= Ó =

Latin letter O with acute accent

Latin letter O with acute

Ó (minuscule: ó), known as O-acute, is a Latin-script character composed of the letter O and an acute accent. It is found in the Czech, Dobrujan Tatar, Emilian-Romagnol, Faroese, Hungarian, Icelandic, Kashubian, Polish, Slovak, Karakalpak, and Sorbian languages. The symbol also appears in the Afrikaans, Catalan, Dutch, Irish, Nynorsk, Bokmål, Occitan, Portuguese, Spanish, Italian and Galician languages as a variant of the letter "o". It usually represents a vowel sound longer than or slightly different from that represented by plain "o", although in some cases its sound is notably different (as in modern Polish, where it is pronounced the same as "u"). In some cases it represents the vowel "o" with a particular tone (for example, a high rising tone in Vietnamese). It is sometimes also used in English for loanwords.

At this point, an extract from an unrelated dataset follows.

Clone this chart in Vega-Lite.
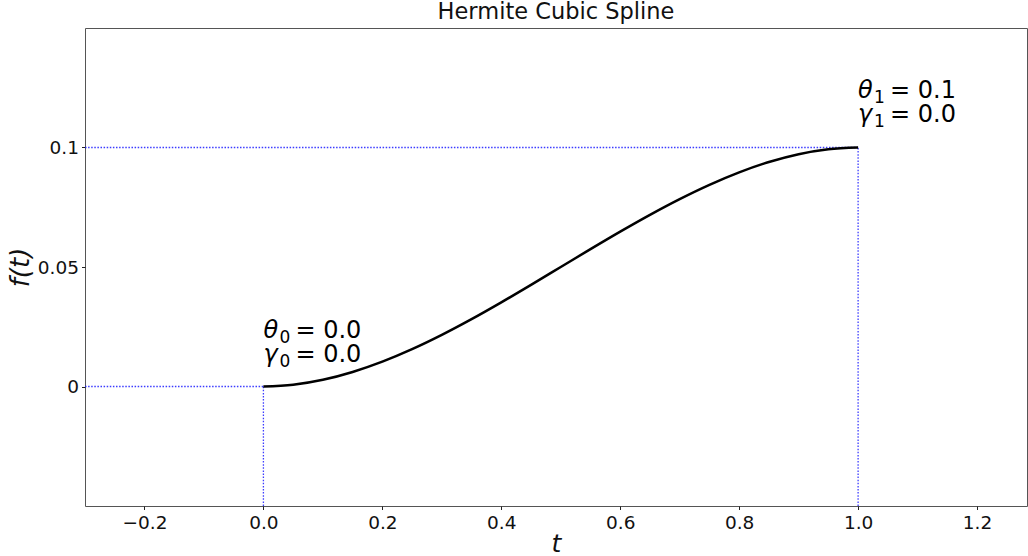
{
  "$schema": "https://vega.github.io/schema/vega-lite/v6.json",
  "autosize": "none",
  "width": 942,
  "height": 478,
  "padding": {"left": 85, "top": 28, "right": 1, "bottom": 50},
  "background": "white",
  "config": {
    "font": "DejaVu Sans",
    "view": {"stroke": "#555", "strokeWidth": 1},
    "axis": {"grid": false, "domain": false, "tickColor": "#222", "tickSize": 3.5, "labelFont": "DejaVu Sans", "labelFontSize": 18.5, "labelColor": "#111", "titleFont": "DejaVu Sans", "titleFontWeight": "normal", "titleColor": "#111"}
  },
  "title": {"text": "Hermite Cubic Spline", "fontSize": 22.5, "fontWeight": "normal", "font": "DejaVu Sans", "color": "#111", "anchor": "middle", "offset": 5},
  "layer": [
    {
      "data": {"values": [
        {"x1": -0.3, "x2": 0, "y1": 0, "y2": 0},
        {"x1": 0, "x2": 0, "y1": -0.05, "y2": 0},
        {"x1": -0.3, "x2": 1, "y1": 0.1, "y2": 0.1},
        {"x1": 1, "x2": 1, "y1": -0.05, "y2": 0.1}
      ]},
      "mark": {"type": "rule", "color": "#1a1aff", "opacity": 0.85, "strokeWidth": 1.3, "strokeDash": [1.5, 1.6]},
      "encoding": {
        "x": {"field": "x1", "type": "quantitative", "scale": {"domain": [-0.3, 1.284], "nice": false, "zero": false},
          "axis": {"values": [-0.2, 0, 0.2, 0.4, 0.6, 0.8, 1.0, 1.2], "format": ".1f", "title": "t", "titleFontSize": 25, "titleFontStyle": "italic", "titlePadding": -1, "labelPadding": 4}},
        "x2": {"field": "x2"},
        "y": {"field": "y1", "type": "quantitative", "scale": {"domain": [-0.05, 0.15], "nice": false, "zero": false},
          "axis": {"values": [0, 0.05, 0.1], "labelExpr": "format(datum.value, '~g')", "title": "f(t)", "titleFontSize": 26, "titleFontStyle": "italic", "titlePadding": 4, "labelPadding": 3}},
        "y2": {"field": "y2"}
      }
    },
    {
      "data": {"values": [
        {"t": 0, "f": 0}, {"t": 0.05, "f": 0.000725}, {"t": 0.1, "f": 0.0028}, {"t": 0.15, "f": 0.006075},
        {"t": 0.2, "f": 0.0104}, {"t": 0.25, "f": 0.015625}, {"t": 0.3, "f": 0.0216}, {"t": 0.35, "f": 0.028175},
        {"t": 0.4, "f": 0.0352}, {"t": 0.45, "f": 0.042525}, {"t": 0.5, "f": 0.05}, {"t": 0.55, "f": 0.057475},
        {"t": 0.6, "f": 0.0648}, {"t": 0.65, "f": 0.071825}, {"t": 0.7, "f": 0.0784}, {"t": 0.75, "f": 0.084375},
        {"t": 0.8, "f": 0.0896}, {"t": 0.85, "f": 0.093925}, {"t": 0.9, "f": 0.0972}, {"t": 0.95, "f": 0.099275},
        {"t": 1.0, "f": 0.1}
      ]},
      "mark": {"type": "line", "color": "#000", "strokeWidth": 2.5, "interpolate": "monotone"},
      "encoding": {
        "x": {"field": "t", "type": "quantitative"},
        "y": {"field": "f", "type": "quantitative"}
      }
    },
    {
      "data": {"values": [
        {"x": 0, "y": 0.018, "sym": "θ\nγ", "sub": "0\n0", "val": "= 0.0\n= 0.0"},
        {"x": 1, "y": 0.1185, "sym": "θ\nγ", "sub": "1\n1", "val": "= 0.1\n= 0.0"}
      ]},
      "layer": [
        {
          "mark": {"type": "text", "align": "left", "baseline": "bottom", "fontSize": 24, "fontStyle": "italic", "lineBreak": "\n", "lineHeight": 24, "color": "#000"},
          "encoding": {"x": {"field": "x", "type": "quantitative"}, "y": {"field": "y", "type": "quantitative"}, "text": {"field": "sym"}}
        },
        {
          "mark": {"type": "text", "align": "left", "baseline": "bottom", "fontSize": 17, "dx": 16, "dy": 4, "lineBreak": "\n", "lineHeight": 24, "color": "#000"},
          "encoding": {"x": {"field": "x", "type": "quantitative"}, "y": {"field": "y", "type": "quantitative"}, "text": {"field": "sub"}}
        },
        {
          "mark": {"type": "text", "align": "left", "baseline": "bottom", "fontSize": 24, "dx": 32, "lineBreak": "\n", "lineHeight": 24, "color": "#000"},
          "encoding": {"x": {"field": "x", "type": "quantitative"}, "y": {"field": "y", "type": "quantitative"}, "text": {"field": "val"}}
        }
      ]
    }
  ]
}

==Usage in various languages==

===Chinese===
In Chinese pinyin ó is the yángpíng tone (阳平, high-rising tone) of "o".

===Czech and Slovak===
Ó is the 24th letter of the Czech alphabet and the 28th letter of the Slovak alphabet. It represents //oː//.

===Dobrujan Tatar===
Ó is the 21st letter of Dobrujan Tatar alphabet, represents the mid rounded half-advanced ATR or soft vowel /ɵ/ as in "tór" [t̶ɵr̶] 'background'

===Dutch===
In Dutch, the acute Ó accent is used to mark different meanings for words, for example voor and vóór ("for" / "before"), or vóórkomen and voorkómen ("to occur" / "to prevent").

=== Emilian ===
In Emilian, ó is used to represent [o], e.g. sótt [sotː] "dry".

===Faroese===
Ó is the 18th letter of the Faroese alphabet and represents //œ// or //ɔuː//.

===Hungarian===
Ó is the 25th letter of the Hungarian alphabet. It represents the long vowel //oː//.

===Icelandic===
Ó is the 19th letter of the Icelandic alphabet and represents //oṷ//.

===Irish===
Ó is widely used in Irish where it has various meanings:
- the preposition ó "from"
- the patronymic term Ó "grandson, (usually male) descendant, first or second cousin" (variants: Ua, Uí, Í Uaí). When Irish names were anglicized, the Ó commonly was either dropped or written as O.
- the interjection ó "oh"

===Italian===
In Italian, ó is an optional symbol (especially used in dictionaries) sometimes used to indicate that a stressed o should be pronounced with a close sound: córso /it/, "course", as opposed to còrso /it/, "Corsican" (but both are commonly written with no accent marks when the context is clear). A similar process may occur with é and è, as in *pésca, "fishing", and *pèsca "peach", in which the accent mark is not written (both are written as pesca).

===Kashubian===
Ó is the 23rd letter of the Kashubian alphabet and represents //o//. It also represents //u// in southern dialects.

===Kazakh===

It was proposed in 2018 that Ó should be one of their Latin alphabet to replace Ө and represents //œ// (or //ʷœ//). The proposal was modified to Ö in late 2019.

===Karakalpak===
Ó/ó is the 21st letter of the Karakalpak alphabet and represents //ʷœ//.

===Polish===
Ó is the 21st letter of the Polish alphabet, and represents //u//. Historically it represented //oː// but morphed to //u// over time (similar to English "oo").

===Portuguese===
In Portuguese, ó is used to mark a stressed in words whose stressed syllable is in an unpredictable location within the word, as in "pó" (dust) and "óculos" (glasses). If the location of the stressed syllable is predictable, the acute accent is not used. Ó contrasts with ô .

=== Romagnol ===
In Romagnol, ó is used to represent [oː], e.g. alóra [aˈloːra] "then".

===Scottish Gaelic===
Ó was once widely used in Scottish, but it has now been largely superseded by "ò". It can still be seen in certain writings but is no longer used in standard orthography.

===Spanish===
Ó is used in the Spanish language to denote an 'o' vowel with abnormal stress.

===Sorbian===
Ó represents //uʊ// in Upper Sorbian and represents //ɛ// or //ɨ// in, especially, Lower Sorbian.

===Vietnamese===
In Vietnamese alphabet ó is the sắc tone (high-rising tone) of "o".